4. New York Jets RB Leon Washington
Here's hoping this isn't a case where a player's financial demands blow up in his face. Entering the final year of his rookie contract, Washington and his agent declined several Jets offers that would have given him a significant raise from a $535,000 base salary. Washington had clearly outplayed his current deal but then suffered a gruesome leg injury in a Week 7 victory over Oakland. While expected to make a full recovery, it will be interesting to see whether Washington's health concerns affect New York's contract negotiations in the offseason.
5. Denver WR Brandon Marshall
With his off-field and conduct issues in 2009, Marshall was his own worst enemy when it came to scoring a new contract from the Broncos. Even so, Marshall is underpaid compared to his peers. None of the NFL's other top 14 receivers are earning less this season than Marshall at $2.2 million. If he keeps his nose clean, the Broncos may be willing to reward Marshall with a new contract during the offseason.
6. Indianapolis SS Melvin Bullitt
At least drafted players get some semblance of signing bonus. Because he was signed as a college free agent in 2007, Bullitt has played for relative peanuts his first three NFL seasons. That should change. Bullitt has a penchant for making big plays. He also has helped the Colts withstand the loss of injured S Bob Sanders and growing pains in their young secondary. Bullitt's base salary in 2009 is $420,000.
7. Miami DE Jason Taylor
The Dolphins got a hometown discount with Taylor but he isn't complaining. After one miserable season in Washington, Taylor was so anxious for a South Florida return that he signed a one-year, $1.1 million deal that included $500,000 in incentives. Taylor, 35, has six sacks in 12 starts and helps create opportunities for others in Miami's strong pass rush.
8. Cincinnati RB Cedric Benson
Houston made a huge mistake by not signing Benson after he visited in March during the first week of free agency. Cincinnati ultimately re-upped with Benson on a two-year, $7 million contract while the Texans stuck with the three-headed running back combination of Steve Slaton, Chris Brown and Ryan Moats. With 969 rushing yards in 10 games, Benson has paced Cincinnati to the NFL's sixth-ranked ground attack. Houston is 29th with an 88.7-yard average. The Texans also have only three runs of 20-plus yards compared to Cincinnati's 11.
9. Cleveland WR/KR/PR/QB Josh Cribbs
Cleveland's jack-of-all-trades is having buyer's remorse after signing a six-year, $6.77 million extension in 2006. I can't blame him. In his fifth NFL season, Cribbs has established himself as one of the game's top returners and an offensive threat. Cleveland hasn't been responsive so far toward giving Cribbs a new deal. Let's see if the team's stance changes with a new general manager in 2010.

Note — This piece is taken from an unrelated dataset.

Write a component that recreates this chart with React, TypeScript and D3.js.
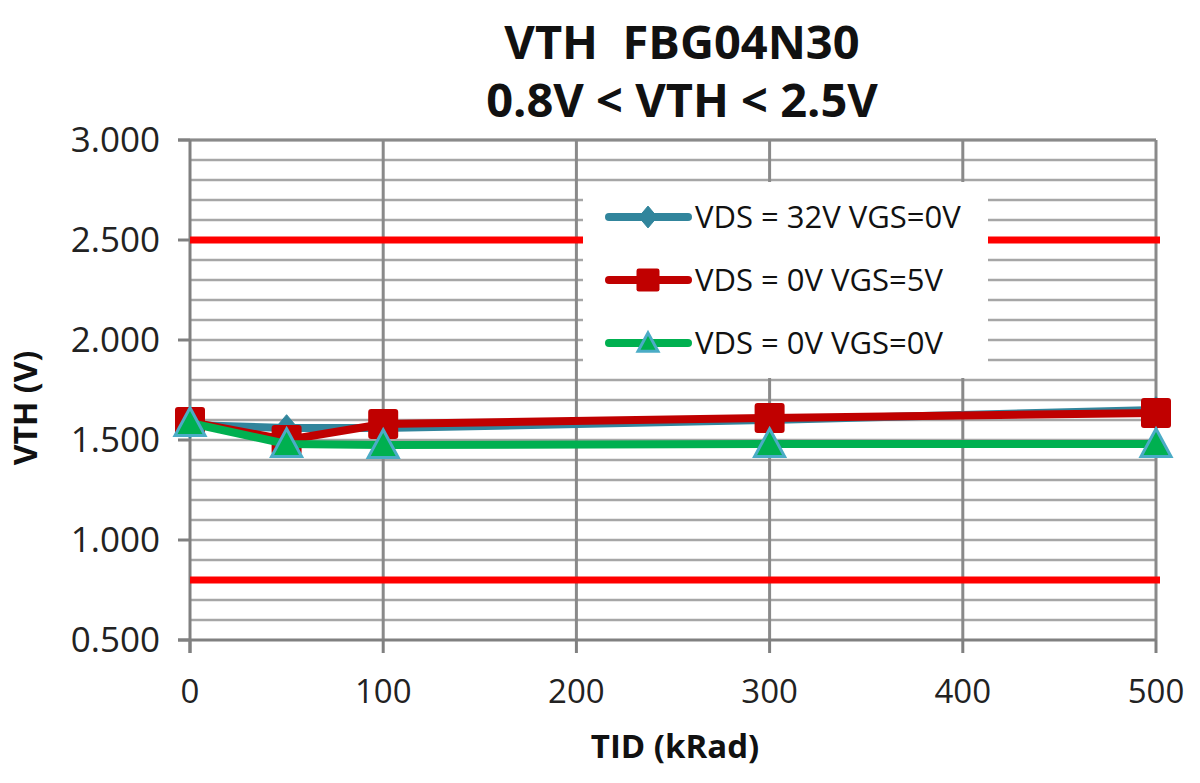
import React from "react";
import * as d3 from "d3";

const doses = [0, 50, 100, 300, 500];
const seriesNames = ["VDS = 32V VGS=0V", "VDS = 0V VGS=5V", "VDS = 0V VGS=0V"];
const vds32vgs0 = [1.575, 1.56, 1.56, 1.6, 1.65];
const vds0vgs5 = [1.59, 1.5, 1.58, 1.61, 1.635];
const vds0vgs0 = [1.585, 1.48, 1.475, 1.48, 1.48];
const limits = [0.8, 2.5];
const yTicks = [0.5, 1.0, 1.5, 2.0, 2.5, 3.0];
const xTicks = [0, 100, 200, 300, 400, 500];
const titleLines = ["VTH  FBG04N30", "0.8V < VTH < 2.5V"];

const colors = ["#31859c", "#c00000", "#00b050"];
const markerTypes = ["diamond", "square", "triangle"];

function Marker({ type, cx, cy, s }: { type: string; cx: number; cy: number; s: number }) {
  if (type === "diamond") {
    const w = s * 0.8, h = s * 0.95;
    return (
      <path
        d={`M${cx},${cy - h / 2}L${cx + w / 2},${cy}L${cx},${cy + h / 2}L${cx - w / 2},${cy}Z`}
        fill="#31859c"
        stroke="#31859c"
        strokeWidth={1}
      />
    );
  }
  if (type === "square") {
    return <rect x={cx - s / 2} y={cy - s / 2} width={s} height={s} rx={s * 0.1} fill="#c00000" />;
  }
  const w = s, h = s * 0.92;
  return (
    <path
      d={`M${cx},${cy - h * 0.55}L${cx + w / 2},${cy + h * 0.45}L${cx - w / 2},${cy + h * 0.45}Z`}
      fill="#00b050"
      stroke="#4bacc6"
      strokeWidth={3}
      strokeLinejoin="miter"
    />
  );
}

export default function App() {
  const x = d3.scaleLinear().domain([0, 500]).range([190, 1156]);
  const y = d3.scaleLinear().domain([0.5, 3.0]).range([640, 140]);
  const minor = d3.range(6, 31).map((v) => v / 10);
  const all = [vds32vgs0, vds0vgs5, vds0vgs0];
  const line = d3
    .line<number>()
    .x((_, i) => x(doses[i]))
    .y((v) => y(v));

  const font = "'Open Sans', 'DejaVu Sans', sans-serif";
  const legendRows = [217, 280, 343];

  return (
    <svg
      width={1200}
      height={783}
      style={{ position: "absolute", left: 0, top: 0, background: "#fff" }}
      fontFamily={font}
    >
      <rect x={0} y={0} width={1200} height={783} fill="#fff" />
      {minor.map((v) => (
        <line key={"h" + v} x1={190} x2={1156} y1={y(v)} y2={y(v)} stroke="#a6a6a6" strokeWidth={2.5} />
      ))}
      {xTicks.slice(1).map((t) => (
        <line key={"v" + t} x1={x(t)} x2={x(t)} y1={140} y2={640} stroke="#8a8a8a" strokeWidth={3} />
      ))}
      <line x1={178} x2={1156} y1={y(3)} y2={y(3)} stroke="#8a8a8a" strokeWidth={3} />
      <line x1={190} x2={190} y1={140} y2={653} stroke="#808080" strokeWidth={3} />
      <line x1={178} x2={1156} y1={640} y2={640} stroke="#808080" strokeWidth={3} />
      {yTicks.map((t) => (
        <line key={"yt" + t} x1={178} x2={190} y1={y(t)} y2={y(t)} stroke="#808080" strokeWidth={3} />
      ))}
      {xTicks.map((t) => (
        <line key={"xt" + t} x1={x(t)} x2={x(t)} y1={640} y2={653} stroke="#808080" strokeWidth={3} />
      ))}
      {limits.map((l) => (
        <line key={"l" + l} x1={190} x2={1160} y1={y(l)} y2={y(l)} stroke="#ff0000" strokeWidth={7} />
      ))}
      <rect x={583} y={182} width={405} height={196} fill="#fff" />
      {seriesNames.map((n, i) => (
        <g key={"lg" + i}>
          <line
            x1={609}
            x2={688}
            y1={legendRows[i]}
            y2={legendRows[i]}
            stroke={colors[i]}
            strokeWidth={8}
            strokeLinecap="round"
          />
          <Marker type={markerTypes[i]} cx={648} cy={legendRows[i]} s={i === 2 ? 20 : 23} />
          <text x={695} y={legendRows[i] + 11} fontSize={31} fill="#111">
            {n}
          </text>
        </g>
      ))}
      {all.map((s, i) => (
        <g key={"s" + i}>
          <path d={line(s) || ""} fill="none" stroke={colors[i]} strokeWidth={8} strokeLinejoin="round" />
          {s.map((v, j) => (
            <Marker key={j} type={markerTypes[i]} cx={x(doses[j])} cy={y(v)} s={i === 0 ? 28 : 30} />
          ))}
        </g>
      ))}
      {yTicks.map((t) => (
        <text key={"yl" + t} x={160} y={y(t) + 12} textAnchor="end" fontSize={35} fill="#222">
          {d3.format(".3f")(t)}
        </text>
      ))}
      {xTicks.map((t) => (
        <text key={"xl" + t} x={x(t)} y={703} textAnchor="middle" fontSize={33} fill="#222">
          {t}
        </text>
      ))}
      {titleLines.map((tl, i) => (
        <text
          key={"t" + i}
          x={682}
          y={59 + i * 58}
          textAnchor="middle"
          fontSize={47}
          fontWeight="bold"
          fill="#111"
          style={{ whiteSpace: "pre" }}
        >
          {tl}
        </text>
      ))}
      <text x={675} y={758} textAnchor="middle" fontSize={33} fontWeight="bold" fill="#111">
        TID (kRad)
      </text>
      <text
        transform={`translate(37,408) rotate(-90)`}
        textAnchor="middle"
        fontSize={32}
        fontWeight="bold"
        fill="#111"
      >
        VTH (V)
      </text>
    </svg>
  );
}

10. San Diego WR Vincent Jackson
Jackson is one of the 2005 draft class members who will be financially hurt if the NFL Players Association can't reach agreement with the NFL on a new CBA by March. Under the current labor deal, the number of seasons required to obtain unrestricted free agency is set to jump from four to six. That will effectively remove a slew of players from the market. Jackson, who is earning $620,000 this year, is among the best of them. He is on track for a second consecutive 1,000-yard season as well as career-highs in receptions and touchdowns.